Task prompt: Copy out the listing that follows, exact in every word, and skip the images.

═════ Dataset extract ═════

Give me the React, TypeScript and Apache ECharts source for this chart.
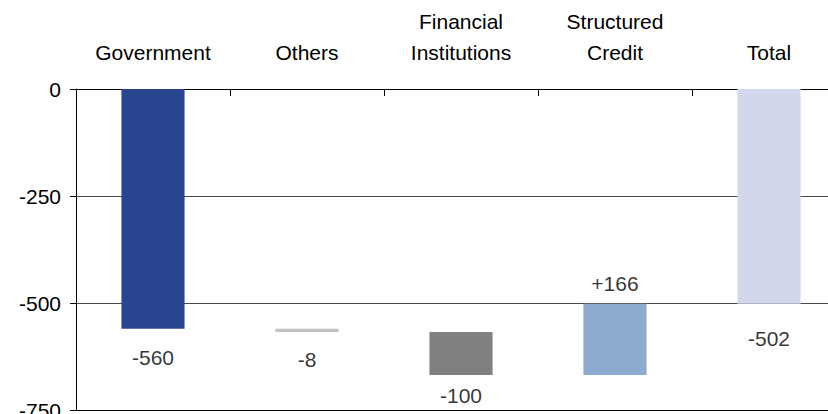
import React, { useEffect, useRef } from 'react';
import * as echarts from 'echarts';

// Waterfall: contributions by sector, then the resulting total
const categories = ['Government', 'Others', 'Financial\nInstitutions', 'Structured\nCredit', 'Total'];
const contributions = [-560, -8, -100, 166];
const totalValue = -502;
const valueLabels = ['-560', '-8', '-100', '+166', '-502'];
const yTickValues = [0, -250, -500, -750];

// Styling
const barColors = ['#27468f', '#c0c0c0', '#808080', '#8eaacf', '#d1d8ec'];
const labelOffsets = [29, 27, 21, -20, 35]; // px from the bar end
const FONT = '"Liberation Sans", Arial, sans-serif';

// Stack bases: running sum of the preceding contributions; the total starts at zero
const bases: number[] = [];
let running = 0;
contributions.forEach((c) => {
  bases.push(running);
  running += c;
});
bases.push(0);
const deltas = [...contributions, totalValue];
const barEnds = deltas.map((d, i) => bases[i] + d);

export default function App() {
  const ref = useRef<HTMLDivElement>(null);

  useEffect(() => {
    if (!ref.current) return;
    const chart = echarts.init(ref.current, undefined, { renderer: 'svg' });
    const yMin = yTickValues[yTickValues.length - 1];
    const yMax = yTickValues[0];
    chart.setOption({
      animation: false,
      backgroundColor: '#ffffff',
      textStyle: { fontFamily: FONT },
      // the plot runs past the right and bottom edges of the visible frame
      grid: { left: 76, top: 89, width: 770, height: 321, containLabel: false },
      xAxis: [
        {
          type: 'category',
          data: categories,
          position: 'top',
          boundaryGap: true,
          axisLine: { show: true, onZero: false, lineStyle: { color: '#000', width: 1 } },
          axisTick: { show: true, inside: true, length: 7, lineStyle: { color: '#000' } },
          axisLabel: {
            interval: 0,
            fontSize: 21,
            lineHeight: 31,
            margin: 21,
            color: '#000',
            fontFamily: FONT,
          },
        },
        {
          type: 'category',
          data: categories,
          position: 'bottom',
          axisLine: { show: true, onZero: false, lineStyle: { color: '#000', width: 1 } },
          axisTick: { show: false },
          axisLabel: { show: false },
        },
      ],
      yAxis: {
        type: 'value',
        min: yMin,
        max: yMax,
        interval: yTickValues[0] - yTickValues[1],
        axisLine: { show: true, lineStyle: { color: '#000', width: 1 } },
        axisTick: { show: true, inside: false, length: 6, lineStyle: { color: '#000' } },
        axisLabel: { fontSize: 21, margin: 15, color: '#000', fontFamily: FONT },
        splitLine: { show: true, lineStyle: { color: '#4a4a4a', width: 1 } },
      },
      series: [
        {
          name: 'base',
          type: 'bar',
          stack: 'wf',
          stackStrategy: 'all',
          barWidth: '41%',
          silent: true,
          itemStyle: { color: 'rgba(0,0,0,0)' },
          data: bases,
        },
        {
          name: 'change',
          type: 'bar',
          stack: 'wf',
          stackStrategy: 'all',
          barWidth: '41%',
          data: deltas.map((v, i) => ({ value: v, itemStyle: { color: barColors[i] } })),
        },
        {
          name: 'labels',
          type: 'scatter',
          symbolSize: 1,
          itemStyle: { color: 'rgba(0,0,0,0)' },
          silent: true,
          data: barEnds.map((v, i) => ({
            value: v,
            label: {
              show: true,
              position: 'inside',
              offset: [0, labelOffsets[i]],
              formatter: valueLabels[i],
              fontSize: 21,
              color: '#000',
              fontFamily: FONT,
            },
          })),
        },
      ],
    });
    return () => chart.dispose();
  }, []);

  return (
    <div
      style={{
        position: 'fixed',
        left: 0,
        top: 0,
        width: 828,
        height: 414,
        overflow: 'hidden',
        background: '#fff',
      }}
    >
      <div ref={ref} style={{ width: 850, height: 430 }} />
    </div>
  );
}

═════

Expected answer:
Give me the React, TypeScript and Apache ECharts source for this chart.
import React, { useEffect, useRef } from 'react';
import * as echarts from 'echarts';

// Waterfall: contributions by sector, then the resulting total
const categories = ['Government', 'Others', 'Financial\nInstitutions', 'Structured\nCredit', 'Total'];
const contributions = [-560, -8, -100, 166];
const totalValue = -502;
const valueLabels = ['-560', '-8', '-100', '+166', '-502'];
const yTickValues = [0, -250, -500, -750];

// Styling
const barColors = ['#27468f', '#c0c0c0', '#808080', '#8eaacf', '#d1d8ec'];
const labelOffsets = [29, 27, 21, -20, 35]; // px from the bar end
const FONT = '"Liberation Sans", Arial, sans-serif';

// Stack bases: running sum of the preceding contributions; the total starts at zero
const bases: number[] = [];
let running = 0;
contributions.forEach((c) => {
  bases.push(running);
  running += c;
});
bases.push(0);
const deltas = [...contributions, totalValue];
const barEnds = deltas.map((d, i) => bases[i] + d);

export default function App() {
  const ref = useRef<HTMLDivElement>(null);

  useEffect(() => {
    if (!ref.current) return;
    const chart = echarts.init(ref.current, undefined, { renderer: 'svg' });
    const yMin = yTickValues[yTickValues.length - 1];
    const yMax = yTickValues[0];
    chart.setOption({
      animation: false,
      backgroundColor: '#ffffff',
      textStyle: { fontFamily: FONT },
      // the plot runs past the right and bottom edges of the visible frame
      grid: { left: 76, top: 89, width: 770, height: 321, containLabel: false },
      xAxis: [
        {
          type: 'category',
          data: categories,
          position: 'top',
          boundaryGap: true,
          axisLine: { show: true, onZero: false, lineStyle: { color: '#000', width: 1 } },
          axisTick: { show: true, inside: true, length: 7, lineStyle: { color: '#000' } },
          axisLabel: {
            interval: 0,
            fontSize: 21,
            lineHeight: 31,
            margin: 21,
            color: '#000',
            fontFamily: FONT,
          },
        },
        {
          type: 'category',
          data: categories,
          position: 'bottom',
          axisLine: { show: true, onZero: false, lineStyle: { color: '#000', width: 1 } },
          axisTick: { show: false },
          axisLabel: { show: false },
        },
      ],
      yAxis: {
        type: 'value',
        min: yMin,
        max: yMax,
        interval: yTickValues[0] - yTickValues[1],
        axisLine: { show: true, lineStyle: { color: '#000', width: 1 } },
        axisTick: { show: true, inside: false, length: 6, lineStyle: { color: '#000' } },
        axisLabel: { fontSize: 21, margin: 15, color: '#000', fontFamily: FONT },
        splitLine: { show: true, lineStyle: { color: '#4a4a4a', width: 1 } },
      },
      series: [
        {
          name: 'base',
          type: 'bar',
          stack: 'wf',
          stackStrategy: 'all',
          barWidth: '41%',
          silent: true,
          itemStyle: { color: 'rgba(0,0,0,0)' },
          data: bases,
        },
        {
          name: 'change',
          type: 'bar',
          stack: 'wf',
          stackStrategy: 'all',
          barWidth: '41%',
          data: deltas.map((v, i) => ({ value: v, itemStyle: { color: barColors[i] } })),
        },
        {
          name: 'labels',
          type: 'scatter',
          symbolSize: 1,
          itemStyle: { color: 'rgba(0,0,0,0)' },
          silent: true,
          data: barEnds.map((v, i) => ({
            value: v,
            label: {
              show: true,
              position: 'inside',
              offset: [0, labelOffsets[i]],
              formatter: valueLabels[i],
              fontSize: 21,
              color: '#000',
              fontFamily: FONT,
            },
          })),
        },
      ],
    });
    return () => chart.dispose();
  }, []);

  return (
    <div
      style={{
        position: 'fixed',
        left: 0,
        top: 0,
        width: 828,
        height: 414,
        overflow: 'hidden',
        background: '#fff',
      }}
    >
      <div ref={ref} style={{ width: 850, height: 430 }} />
    </div>
  );
}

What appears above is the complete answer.